Fabio Zuffanti is a very, very busy man when it comes to projects. From his work with La Maschera Di Cera, Aries, Finisterre, the Rock Opera, Merlin, and La Curva Di Lesmo. One of the projects that has been around for 20 years is Hostsonaten. They have released seven studio albums including one based on Samuel Taylor Coledrige’s poem The Rime of the Ancient Mariner in which he turned it into a musical stage version. Their music is symphonic, jazz, classical, folk, and in the styles of Rock Progressivo Italiano.

And you can kind of expect what you may never know what Zuffanti will come up with next. This year, Hostsonaten have released their new album on the AMS label entitled, Symphony N.1: Cupid & Psyche. It is based on the famous story written by Lucius Apuleius Madaurensis. The story is told through Lucius who is turned into a Donkey and goes through this journey and regains the human form by eating sacred roses to Isis. Psyche is a woman who goes through the trails, the punishments, and redemption of getting married.

It’s a strange story, but the music gives it a dramatic and epic score that Zuffanti and his Luca Scherani (La Coscienza Di Zeno) drive through into the story. There’s also Laura Marsano on Electric and Classical Guitar, Daniele Sollo on Fretted and Fretless Bass, and Paolo “Paolo” Tixi on Drums and Orchestral Percussion. There’s elements between Ennio Morricone, Alejandro Jodorowsky, Premiata Forneria Marconi, Banco, Van Der Graaf Generator, and Le Orme.

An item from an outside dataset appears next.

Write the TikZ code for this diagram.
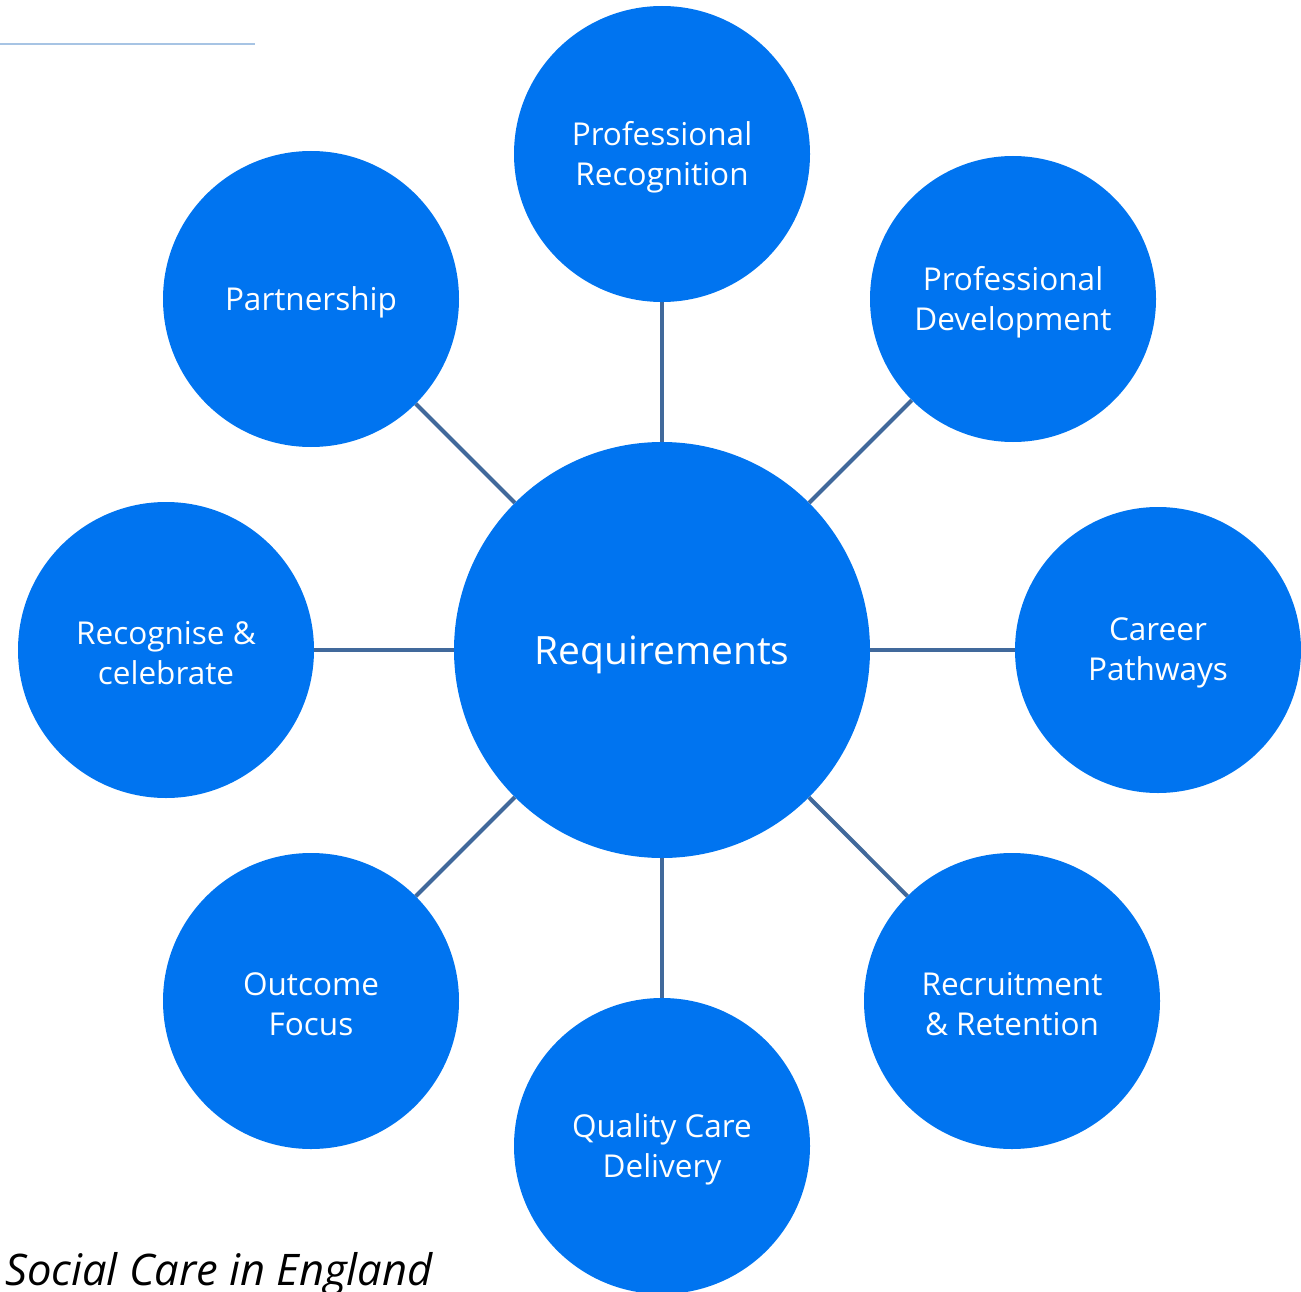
\documentclass[tikz,border=0pt]{standalone}
\usepackage{fontspec}
\setmainfont{Open Sans}
\definecolor{circblue}{RGB}{0,116,240}
\definecolor{linkblue}{RGB}{65,105,155}
\definecolor{ruleblue}{RGB}{167,196,228}
\begin{document}
\begin{tikzpicture}[x=1pt,y=-1pt,
  hub/.style={circle,fill=circblue,draw=none,inner sep=0pt,minimum size=416pt},
  spoke/.style={circle,fill=circblue,draw=none,inner sep=0pt,minimum size=296pt},
  hubtxt/.style={text=white,font=\fontsize{39}{46}\selectfont,align=center,inner sep=0pt,yshift=-5pt},
  txt/.style={text=white,font=\fontsize{31.5}{40}\selectfont,align=center,inner sep=0pt,yshift=-3pt},
  link/.style={draw=linkblue,line width=4pt}]
\useasboundingbox (0,0) rectangle (1301,1292);
\draw[ruleblue,line width=2pt] (0,44) -- (255,44);
\node[hub,label={[hubtxt]center:Requirements}] (req) at (662,650) {};
\node[spoke,label={[txt]center:Professional\\Recognition}] (pr) at (662,154) {};
\node[spoke,minimum size=286pt,label={[txt]center:Professional\\Development}] (pd) at (1013,299) {};
\node[spoke,minimum size=286pt,label={[txt]center:Career\\Pathways}] (cp) at (1158,650) {};
\node[spoke,label={[txt]center:Recruitment\\\& Retention}] (rr) at (1012,1001) {};
\node[spoke,label={[txt]center:Quality Care\\Delivery}] (qc) at (662,1146) {};
\node[spoke,label={[txt]center:Outcome\\Focus}] (of) at (311,1001) {};
\node[spoke,label={[txt]center:Recognise \&\\celebrate}] (rc) at (166,650) {};
\node[spoke,label={[txt]center:Partnership}] (pa) at (311,299) {};
\foreach \n in {pr,pd,cp,rr,qc,of,rc,pa}{\draw[link] (req) -- (\n);}
\node[anchor=base west,inner sep=0pt,font=\fontsize{43.5}{50}\selectfont\itshape] (title) at (5,1285) {Social Care in England};
\end{tikzpicture}
\end{document}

I’ve mentioned a few times with bands that they could have done an alternate score for a few filmmakers. But with Symphony N. 1: Cupid and Psyche, it feels like this combination between Federico Fellini, Sergio Leone, and Alejandro Jodorowsky as if the three of them had worked together and created a surreal and embarking collaboration of making the story a twisted yet mind-boggling tour de force.

The galloping intro of The Sacrifice features dramatic string and brass sections as Luca conducts them and showing where he and Fabio would take them into. It has a spaghetti western-like energy before the dooming sax resembles David Jackson of VDGG fame kicks into gear. Zephyr is the cross-between ELP, Rick Wakeman, and Laura’s energetic guitars creating a sort of Symphonic Metal approach that flashes through the golden years of the 1970s.

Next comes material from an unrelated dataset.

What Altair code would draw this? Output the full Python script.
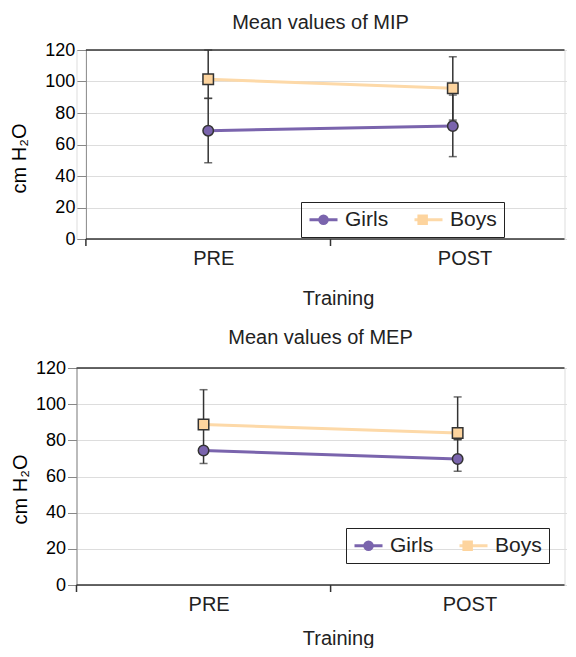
import altair as alt
import pandas as pd

FONT = "Liberation Sans"
phases = ["PRE", "POST"]
groups = ["Girls", "Boys"]

# Mean values of MIP (cm H2O) and error-bar ends
mip_girls = [68.8, 71.7]
mip_girls_lo = [48.4, 52.3]
mip_girls_hi = [89.3, 91.4]
mip_boys = [101.4, 95.7]
mip_boys_lo = [89.3, 75.5]
mip_boys_hi = [120.0, 115.7]

# Mean values of MEP (cm H2O) and error-bar ends
mep_girls = [74.4, 69.7]
mep_girls_lo = [67.2, 62.9]
mep_girls_hi = [75.5, 80.4]
mep_boys = [88.7, 84.1]
mep_boys_lo = [75.5, 80.4]
mep_boys_hi = [108.0, 104.0]

line_colors = ["#7a64ad", "#fdd9a8"]
fill_colors = ["#7a64ad", "#fdd49e"]

rows = []
for panel, series in [
    ("MIP", {"Girls": (mip_girls, mip_girls_lo, mip_girls_hi), "Boys": (mip_boys, mip_boys_lo, mip_boys_hi)}),
    ("MEP", {"Girls": (mep_girls, mep_girls_lo, mep_girls_hi), "Boys": (mep_boys, mep_boys_lo, mep_boys_hi)}),
]:
    for g in groups:
        vals, los, his = series[g]
        for i, ph in enumerate(phases):
            rows.append({"panel": panel, "phase": ph, "series": g, "series_line": g,
                         "value": vals[i], "lo": los[i], "hi": his[i]})
df = pd.DataFrame(rows)
phase_df = pd.DataFrame({"phase": phases})

W = 488
AX = "#333333"
TXT = "#222222"
LEG_FS = 21
LBL_OFF = 11
COL_PAD = 19
GIRLS_W = 2.055 * LEG_FS  # width of the "Girls" label


def make_panel(name, title, h, d, rend, lx, ly, tx, ty, toff, xt_dy):
    data = df[df["panel"] == name]
    xscale = alt.Scale(type="band", domain=phases, range=[d, rend], paddingInner=0, paddingOuter=0)
    x = alt.X("phase:N", sort=phases, scale=xscale, axis=None)

    def yenc(field):
        return alt.Y(f"{field}:Q", title="cm H₂O",
                     scale=alt.Scale(domain=[0, 120], nice=False),
                     axis=alt.Axis(values=[0, 20, 40, 60, 80, 100, 120], offset=-d, tickSize=9,
                                   labelPadding=2, labelFontSize=18, titleFontSize=20,
                                   titleFontWeight="normal", titleX=tx, titleY=ty,
                                   titleBaseline="middle", titleAngle=270))

    base = alt.Chart(data).encode(x=x)
    one = pd.DataFrame({"k": [0]})
    border = alt.Chart(one).mark_rule(color=AX, strokeWidth=1.5).encode(
        x=alt.value(d), x2=alt.value(W), y=alt.value(0))
    xline = alt.Chart(one).mark_rule(color=AX, strokeWidth=1.5).encode(
        x=alt.value(d), x2=alt.value(W), y=alt.value(h))
    xticks = alt.Chart(phase_df).mark_rule(color=AX, strokeWidth=1.5).encode(
        x=alt.X("phase:N", sort=phases, scale=xscale, axis=None, bandPosition=0),
        y=alt.value(h), y2=alt.value(h + 7))
    xlabels = alt.Chart(phase_df).mark_text(
        align="left", baseline="middle", dx=-15, fontSize=20, font=FONT, color=TXT).encode(
        x=x, y=alt.value(h + 20), text="phase:N")
    xtitle = alt.Chart(one).mark_text(
        align="center", baseline="middle", fontSize=20, font=FONT, color=TXT).encode(
        x=alt.value(262), y=alt.value(h + xt_dy), text=alt.value("Training"))

    leg_line = alt.Legend(title=None, orient="none", legendX=lx, legendY=ly, direction="horizontal",
                          columns=2, symbolType="M-2.67,0H2.67", symbolSize=110, symbolStrokeWidth=3,
                          labelFontSize=LEG_FS, labelFont=FONT, labelColor=TXT, labelOffset=LBL_OFF,
                          columnPadding=COL_PAD, padding=7, symbolOffset=5, strokeColor=TXT)
    leg_pt = alt.Legend(title=None, orient="none", legendX=lx, legendY=ly, direction="horizontal",
                        columns=2, symbolSize=110, symbolStrokeWidth=1.5, symbolStrokeColor=AX,
                        labelFontSize=LEG_FS, labelFont=FONT, labelExpr="''", labelOffset=LBL_OFF,
                        columnPadding=COL_PAD + GIRLS_W, padding=7, symbolOffset=5)

    lines = base.mark_line(strokeWidth=3).encode(
        y=yenc("value"),
        color=alt.Color("series_line:N", sort=groups, scale=alt.Scale(range=line_colors), legend=leg_line))
    rules = base.mark_rule(color=AX, strokeWidth=1.5).encode(y=yenc("lo"), y2="hi:Q")
    cap_lo = base.mark_tick(color=AX, size=8, thickness=1.5).encode(y=yenc("lo"))
    cap_hi = base.mark_tick(color=AX, size=8, thickness=1.5).encode(y=yenc("hi"))
    pts = base.mark_point(filled=True, size=110, opacity=1, stroke=AX, strokeWidth=1.5).encode(
        y=yenc("value"),
        fill=alt.Fill("series:N", scale=alt.Scale(domain=groups, range=fill_colors), legend=leg_pt),
        shape=alt.Shape("series:N", scale=alt.Scale(domain=groups, range=["circle", "square"]), legend=leg_pt))

    return alt.layer(lines, border, xline, xticks, xlabels, xtitle, rules, cap_lo, cap_hi, pts).properties(
        width=W, height=h,
        title=alt.Title(title, fontSize=20, fontWeight="normal", font=FONT, color=TXT, offset=toff))


top = make_panel("MIP", "Mean values of MIP", 189, 9.4, 498.6, 224.5, 152, -66, 108, 8, 60)
bottom = make_panel("MEP", "Mean values of MEP", 217, 0, 508.2, 269.5, 160, -56, 121, 11, 54)

chart = alt.vconcat(top, bottom, spacing=17).resolve_scale(
    x="independent", y="independent", color="independent", fill="independent", shape="independent"
).resolve_legend(color="independent", fill="independent", shape="independent").properties(
    padding={"left": 0.5, "top": 4, "right": 0, "bottom": -2}
).configure_view(stroke=None).configure_axis(
    domainColor=AX, domainWidth=1.5, tickColor=AX, tickWidth=1.5, labelColor=TXT,
    titleColor=TXT, labelFont=FONT, titleFont=FONT, grid=False
).configure(background="white")

chart.save("out.html", embed_options={"renderer": "svg", "actions": False})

Woodwinds set up the sexual momentum for Psyche as she encounters the god to have a chance to never-ending nights between the two of them, the Love Scene finds a higher orchestral ballad with soaring guitars to fill the atmosphere as the sex sequences really hit at those right moments. The tension you can cut with a knife and kicking you in the gut with Unmasking.

Intense time changes between saxes, keyboards, and as I’ve always say, Mellotron’s galore! It goes through various movements between Classical, Jazz, and an evil force that shows Psyche to go through the four trails she will go through her punishment. Venus (1st Trial) features a Jazz-Symphonic Rock approach. Think the cross between Gershwin and Traffic’s John Barleycorn Must Die-era meeting King Crimson’s Larks Tongues in Aspic sessions as it displays a surreal water-pool effect in the last minute of the price she pays while Entrapped gives the heavier instruments a chance to relax as the string section, classical guitar, and piano take a trip into the spiritual boundaries to find the inner self.

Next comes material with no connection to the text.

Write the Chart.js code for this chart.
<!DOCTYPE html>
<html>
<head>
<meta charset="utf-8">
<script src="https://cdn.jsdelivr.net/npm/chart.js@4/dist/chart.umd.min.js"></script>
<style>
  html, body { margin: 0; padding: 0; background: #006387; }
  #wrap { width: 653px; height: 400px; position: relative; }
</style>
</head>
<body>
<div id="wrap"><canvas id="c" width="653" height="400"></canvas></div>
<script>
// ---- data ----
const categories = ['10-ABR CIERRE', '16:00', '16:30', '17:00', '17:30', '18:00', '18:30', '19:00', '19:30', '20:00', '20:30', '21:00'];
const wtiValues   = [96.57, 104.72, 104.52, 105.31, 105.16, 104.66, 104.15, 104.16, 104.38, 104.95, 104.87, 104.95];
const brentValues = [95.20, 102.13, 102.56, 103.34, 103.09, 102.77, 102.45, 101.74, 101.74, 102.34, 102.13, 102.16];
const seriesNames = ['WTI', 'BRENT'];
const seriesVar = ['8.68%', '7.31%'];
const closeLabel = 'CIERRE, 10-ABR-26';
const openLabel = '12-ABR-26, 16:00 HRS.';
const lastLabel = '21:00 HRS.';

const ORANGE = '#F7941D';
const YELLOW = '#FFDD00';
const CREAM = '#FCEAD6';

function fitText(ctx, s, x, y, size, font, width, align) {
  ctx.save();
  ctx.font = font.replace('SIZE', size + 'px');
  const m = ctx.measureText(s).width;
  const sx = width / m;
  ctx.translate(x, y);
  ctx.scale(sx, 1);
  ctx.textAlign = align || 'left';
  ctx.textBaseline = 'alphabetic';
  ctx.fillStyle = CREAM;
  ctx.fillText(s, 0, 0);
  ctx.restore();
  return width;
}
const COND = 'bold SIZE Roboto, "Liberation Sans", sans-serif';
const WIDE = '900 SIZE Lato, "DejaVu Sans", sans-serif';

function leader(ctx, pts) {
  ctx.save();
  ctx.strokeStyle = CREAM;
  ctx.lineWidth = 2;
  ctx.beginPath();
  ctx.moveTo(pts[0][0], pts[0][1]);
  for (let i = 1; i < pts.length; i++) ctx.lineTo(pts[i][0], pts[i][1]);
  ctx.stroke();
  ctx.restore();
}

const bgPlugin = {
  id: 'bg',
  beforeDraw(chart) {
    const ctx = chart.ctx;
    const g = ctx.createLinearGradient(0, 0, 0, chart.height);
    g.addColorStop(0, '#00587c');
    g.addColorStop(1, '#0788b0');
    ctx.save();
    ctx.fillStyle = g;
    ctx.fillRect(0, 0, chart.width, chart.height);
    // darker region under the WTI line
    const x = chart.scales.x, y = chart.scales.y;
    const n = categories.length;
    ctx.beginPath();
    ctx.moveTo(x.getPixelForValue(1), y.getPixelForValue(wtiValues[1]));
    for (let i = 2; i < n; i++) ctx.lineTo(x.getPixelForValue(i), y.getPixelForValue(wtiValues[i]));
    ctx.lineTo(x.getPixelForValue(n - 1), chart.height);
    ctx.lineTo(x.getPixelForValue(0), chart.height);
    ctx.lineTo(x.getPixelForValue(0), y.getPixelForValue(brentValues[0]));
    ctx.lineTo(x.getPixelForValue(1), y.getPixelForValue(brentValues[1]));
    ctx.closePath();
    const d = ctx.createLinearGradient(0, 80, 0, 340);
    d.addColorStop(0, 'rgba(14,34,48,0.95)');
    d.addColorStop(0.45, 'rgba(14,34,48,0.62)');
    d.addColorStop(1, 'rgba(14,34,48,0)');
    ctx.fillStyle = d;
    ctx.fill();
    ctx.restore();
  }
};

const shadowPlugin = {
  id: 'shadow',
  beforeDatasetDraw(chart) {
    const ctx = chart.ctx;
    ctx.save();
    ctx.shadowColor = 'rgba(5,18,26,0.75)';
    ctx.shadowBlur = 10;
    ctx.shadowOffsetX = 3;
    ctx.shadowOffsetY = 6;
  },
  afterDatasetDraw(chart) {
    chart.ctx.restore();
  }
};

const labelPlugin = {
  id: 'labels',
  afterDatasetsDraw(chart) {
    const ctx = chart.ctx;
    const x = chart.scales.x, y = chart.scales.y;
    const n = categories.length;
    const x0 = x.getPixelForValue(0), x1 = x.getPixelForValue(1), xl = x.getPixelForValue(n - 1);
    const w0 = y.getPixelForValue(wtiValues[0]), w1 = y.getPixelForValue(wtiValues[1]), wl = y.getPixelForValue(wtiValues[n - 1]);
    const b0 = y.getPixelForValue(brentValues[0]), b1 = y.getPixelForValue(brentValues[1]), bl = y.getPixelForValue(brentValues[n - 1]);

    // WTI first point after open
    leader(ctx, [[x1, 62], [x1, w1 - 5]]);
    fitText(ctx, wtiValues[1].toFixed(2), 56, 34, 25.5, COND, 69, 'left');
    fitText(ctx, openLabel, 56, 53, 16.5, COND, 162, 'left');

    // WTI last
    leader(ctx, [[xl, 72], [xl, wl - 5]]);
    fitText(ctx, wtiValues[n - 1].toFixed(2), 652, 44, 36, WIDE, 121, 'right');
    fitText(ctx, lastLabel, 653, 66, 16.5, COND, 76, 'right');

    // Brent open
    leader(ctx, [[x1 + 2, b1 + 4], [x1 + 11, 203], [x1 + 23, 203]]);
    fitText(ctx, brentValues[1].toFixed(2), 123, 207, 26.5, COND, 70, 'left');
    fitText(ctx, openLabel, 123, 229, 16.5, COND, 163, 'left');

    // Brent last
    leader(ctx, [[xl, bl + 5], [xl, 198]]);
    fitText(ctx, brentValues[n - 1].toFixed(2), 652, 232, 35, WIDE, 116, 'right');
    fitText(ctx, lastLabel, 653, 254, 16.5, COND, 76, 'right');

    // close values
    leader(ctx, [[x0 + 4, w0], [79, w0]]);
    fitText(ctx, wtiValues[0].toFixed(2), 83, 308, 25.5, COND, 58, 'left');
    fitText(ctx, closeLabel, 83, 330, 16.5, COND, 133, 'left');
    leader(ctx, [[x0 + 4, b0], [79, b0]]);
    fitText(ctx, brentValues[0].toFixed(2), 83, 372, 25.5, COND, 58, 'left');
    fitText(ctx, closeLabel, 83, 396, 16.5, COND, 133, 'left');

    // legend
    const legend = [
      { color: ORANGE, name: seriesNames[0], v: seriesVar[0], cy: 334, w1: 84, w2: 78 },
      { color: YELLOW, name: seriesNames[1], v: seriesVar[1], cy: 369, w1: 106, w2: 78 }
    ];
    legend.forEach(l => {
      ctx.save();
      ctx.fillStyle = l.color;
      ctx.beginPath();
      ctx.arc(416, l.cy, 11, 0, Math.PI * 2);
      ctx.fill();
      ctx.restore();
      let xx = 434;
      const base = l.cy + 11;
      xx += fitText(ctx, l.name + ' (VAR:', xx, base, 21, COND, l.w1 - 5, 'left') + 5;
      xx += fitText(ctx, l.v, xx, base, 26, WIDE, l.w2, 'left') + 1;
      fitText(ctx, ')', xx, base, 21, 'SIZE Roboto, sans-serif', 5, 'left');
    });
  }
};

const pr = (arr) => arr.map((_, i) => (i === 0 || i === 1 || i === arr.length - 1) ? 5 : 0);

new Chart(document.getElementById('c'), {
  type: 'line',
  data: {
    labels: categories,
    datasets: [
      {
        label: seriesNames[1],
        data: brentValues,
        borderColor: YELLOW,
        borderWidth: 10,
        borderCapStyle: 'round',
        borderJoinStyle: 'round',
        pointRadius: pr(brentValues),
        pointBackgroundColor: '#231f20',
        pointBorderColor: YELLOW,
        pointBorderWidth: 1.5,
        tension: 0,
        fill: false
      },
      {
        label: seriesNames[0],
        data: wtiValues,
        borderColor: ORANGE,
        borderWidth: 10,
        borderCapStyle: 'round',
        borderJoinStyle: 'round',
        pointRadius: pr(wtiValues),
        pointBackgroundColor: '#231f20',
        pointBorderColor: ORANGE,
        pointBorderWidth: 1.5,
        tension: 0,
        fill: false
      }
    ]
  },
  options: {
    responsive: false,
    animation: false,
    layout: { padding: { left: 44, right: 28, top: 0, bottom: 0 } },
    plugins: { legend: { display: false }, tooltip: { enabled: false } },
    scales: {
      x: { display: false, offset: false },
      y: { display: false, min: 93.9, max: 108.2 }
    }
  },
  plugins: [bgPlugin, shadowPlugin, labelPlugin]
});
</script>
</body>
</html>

There’s are times it reminded me of both Beauty and the Beast meets the 1970 surreal cult classic Western, El Topo, and Zuffanti knows his musical inspirations well into the conceptual storyline. Sheep and Water with its Rhodes-like intro is heading into from the Wakeman-sque approach and even giving Daniele’s fretless bass lines a chance to really go in there for some Jazzier lines between him and Luca.

Eruptive and roaring, Underworld completes the trials that Psyche embarks on in the reign of Hades. It sounds of a mission and task complete and allowing to see where she will take the next logical step to be a better person. I love the Gilmour approach that Laura pays tribute to. I can hear the early Pink Floyd in the last 2-minutes on this track. It shines brightly as he nails those chops before kicking into overdrive with The Awakening.

It’s back to the driven sections of the keyboards and drums. Luca takes the listener into a swirling synth adventure before the horn and brass sections come marching in power. And then suddenly the Strings and Woodwind followed by the drums shows that knowing that Psyche has become a better person, but then Cupid leaves her behind once again after that brief embrace they have together with a climatic erupt end.

The Ascension doesn’t stop there as it closes the album off with a big bang. Here all the instruments come together in full circle for the banquet and intense enchanted dance to get you into the floor for the marriage between Cupid and Psyche. You can hear the touches of Edenbridge’s The Bonding meets Le Orme’s Felona E Sorona flown in to come at you in full swing like a roller-coaster ride of your lifetime.

All in all, this is a crowning achievement for me. Whilst I’m getting on the bandwagon of Hostsonaten’s music, this is the movie and soundtrack inside your head. I hope Fabio and Luca continue the story of what will happen next for their daughter, Voluptas. AMS Records for me, have scored another home run in the adventures of Rock Progressivo Italiano (RPI).